Explainer: Egypt bans donation boxes in mosques nationwide

Zeinab El-Gundy , Sunday 14 Nov 2021

Egypt’s religious authorities have issued a decision banning the longtime practice of direct donations in boxes in mosques nationwide.

Donation boxes in mosques
Donation boxes in mosques. Al-Ahram

Citizens can now donate directly to two-official accounts at the Central Bank of Egypt opened by the Ministry of Religious Endowments.

One of the accounts is dedicated to mosque maintenance while the other is for social charity.

Many Muslim worshipers like to donate cash at mosques, as a good deed, for the repairing of mosques, or the provision of social services such as Quran recitation lessons and charitieas for surrounding community.

The country’s Ministry of Religious Endowments had ordered the mosques, particularly those that are not under its supervision, to remove the donations boxes within ten days that ended on 11 November 2021.

There are more than 140,000 officially registered mosques nationwide, Minister of Religious Endowments Mokhtar Gomaa said in September 2020.

However, the decision does not apply to mosques run by the Sufi orders.

Sufi “vows” donation boxes

Last week, the decision was met by rejection from Egypt’s Sufi orders, known for its “vows” donations boxes.

“Vows” simply means that a Muslim vows to make a donation to a mosque or a shrine of a Sufi saint or sheikh if God grants him his wish.

The practice of “vows” is very common in grand mosques like Al-Hussein Mosque or Al-Sayeda Zeinab Mosque in Islamic Cairo. It historically goes beyond religion. It is not Muslims or Christians alone who donate “vows”, but the practice has its roots in ancient Egyptian religious system.

Responding to the Sufi orders’ rejection, the religious edowments ministry said the “vows mosques” of Sufi orders’ mosques will be exempted from the decision.

The ministry also said it will issue a list of those excluded mosques within days with the names and the number of “vows boxes”.
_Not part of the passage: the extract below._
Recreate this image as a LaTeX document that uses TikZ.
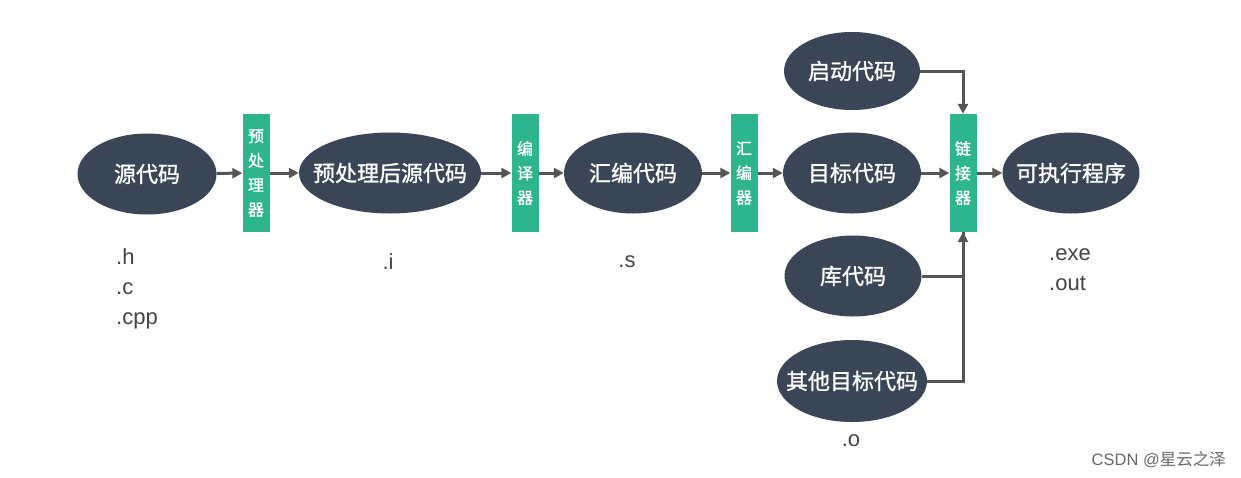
\documentclass[tikz,border=0pt]{standalone}
\usepackage{fontspec}
\setmainfont{Liberation Sans}
\newfontfamily\cjk{Noto Sans CJK SC}
\newfontfamily\cjkb[FakeBold=1.2]{Noto Sans CJK SC}
\usetikzlibrary{shapes.geometric,arrows.meta}
\definecolor{navy}{HTML}{3A4556}
\definecolor{teal}{HTML}{2DB58E}
\definecolor{arr}{HTML}{555555}
\definecolor{lbl}{HTML}{444444}
\tikzset{
  blob/.style={ellipse, fill=navy, inner sep=0pt, minimum height=81pt,
     label={[text=white, font=\cjkb\fontsize{22}{26}\selectfont]center:#1}},
  tool/.style={rectangle, fill=teal, text=white, minimum width=27pt, minimum height=118pt,
     inner sep=0pt, align=center, font=\cjkb\fontsize{16}{24.5}\selectfont},
  conn/.style={draw=arr, line width=3pt, -{Triangle[length=10pt,width=10pt]}},
  plain/.style={draw=arr, line width=3pt},
  ext/.style={text=lbl, font=\fontsize{22}{30}\selectfont, inner sep=0pt, align=left}
}
\begin{document}
\begin{tikzpicture}[x=1pt,y=-1pt]
\useasboundingbox (0,0) rectangle (1241,477);
\fill[white] (0,0) rectangle (1241,477);
\node[blob=源代码, minimum width=139pt] (src) at (147,174) {};
\node[tool] (pre) at (256,173) {预\\处\\理\\器};
\node[blob=预处理后源代码, minimum width=182pt] (pp) at (390,173) {};
\node[tool] (cc) at (525,173) {编\\译\\器};
\node[blob=汇编代码, minimum width=138pt] (asm) at (633,173) {};
\node[tool] (as) at (744,173) {汇\\编\\器};
\node[blob=目标代码, minimum width=138pt] (obj) at (852,173) {};
\node[blob=启动代码, minimum width=136pt, minimum height=78pt] (boot) at (852,71) {};
\node[blob=库代码, minimum width=137pt] (lib) at (853,276) {};
\node[blob=其他目标代码, minimum width=150pt, minimum height=82pt] (oth) at (852,381) {};
\node[tool] (ld) at (963,173) {链\\接\\器};
\node[blob=可执行程序, minimum width=137pt] (exe) at (1071,173) {};

\draw[conn] (src) -- (pre);
\draw[conn] (pre) -- (pp);
\draw[conn] (pp) -- (cc);
\draw[conn] (cc) -- (asm);
\draw[conn] (asm) -- (as);
\draw[conn] (as) -- (obj);
\draw[conn] (obj) -- (ld);
\draw[conn] (ld) -- (exe);
\draw[conn] (boot.east) -| (ld.north);
\draw[plain] (lib.east) -| (ld.south);
\draw[conn] (oth.east) -| (ld.south);

\node[ext, anchor=north west] (l1) at (116,248) {.h\\.c\\.cpp};
\node[ext] (l2) at (388,262) {.i};
\node[ext] (l3) at (627,262) {.s};
\node[ext, anchor=north west] (l4) at (1049,248) {.exe\\.out};
\node[ext] (l5) at (851,441) {.o};
\node[text=lbl!80, font=\fontsize{16.5}{18}\selectfont, inner sep=0pt, anchor=east] (wm) at (1226,460) {CSDN @{\cjk 星云之泽}};
\end{tikzpicture}
\end{document}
Chairman of the Supreme Council of Sufism in Egypt Abdel-Hady El-Kasaby, who is a member of parliament, said last week there are at least 200 mosques following the Sufi orders in Egypt with revenue generated from “vows donations” reaching EGP 30 million annually.

Even before the exception given to the Sufi orders’ mosques, there had been bylaws in place that regulated its vows donation boxes.

According to those bylaws, 10 percent of total annual vows donations go to the General Sheikhdom of the Sufi Orders in Egypt while 90 percent of the donations go to the Ministry of Religious Endowments.

Why banning donations boxes in Mosques across Egypt?

There are direct economic and security reasons behind the decision of the Ministry of Religious Endowments to scrap donations boxes.

Minister Gomaa said in media statements the new regulation aims to achieve transparency and ensure the money of donations will eventually go to the mosques’ maintenance and social services.

Gomaa added that the revenues of donation boxes reached EGP 6 million only before 2014, but since modern methods in operating those boxes were applied, their revenues reached more than EGP 30 million annually right before the coronavirus pandemic.

Security reasons

Egypt has been fighting radical Islamist groups that have for decades used donation boxes in some mosques as a source of finance as there was no control or supervision on how those donations were used.

The ultra-conservative Salafi groups as well as the outlawed Muslim Brotherhood, which is designated as a terrorist organization in Egypt, have used the boxes for financing their activities.

Also, the mosques’ donations boxes had been a target of theft for a very long time. Organized gangs will replace the original boxes filled with money with fake empty boxes, particularly in rural areas. Some Thieves use paper clips to lift small amounts of cash from the boxes.

The religious endowment ministry and Supreme Council of Sufi Orders had in the past taken some measures to prevent these thefts, including installing cameras and filming how the boxes are emptied in the presence of a special committee from the directorate. Nevertheless, the thefts did not stop.

Now, with the new regulation, officials believe that thefts will disappear.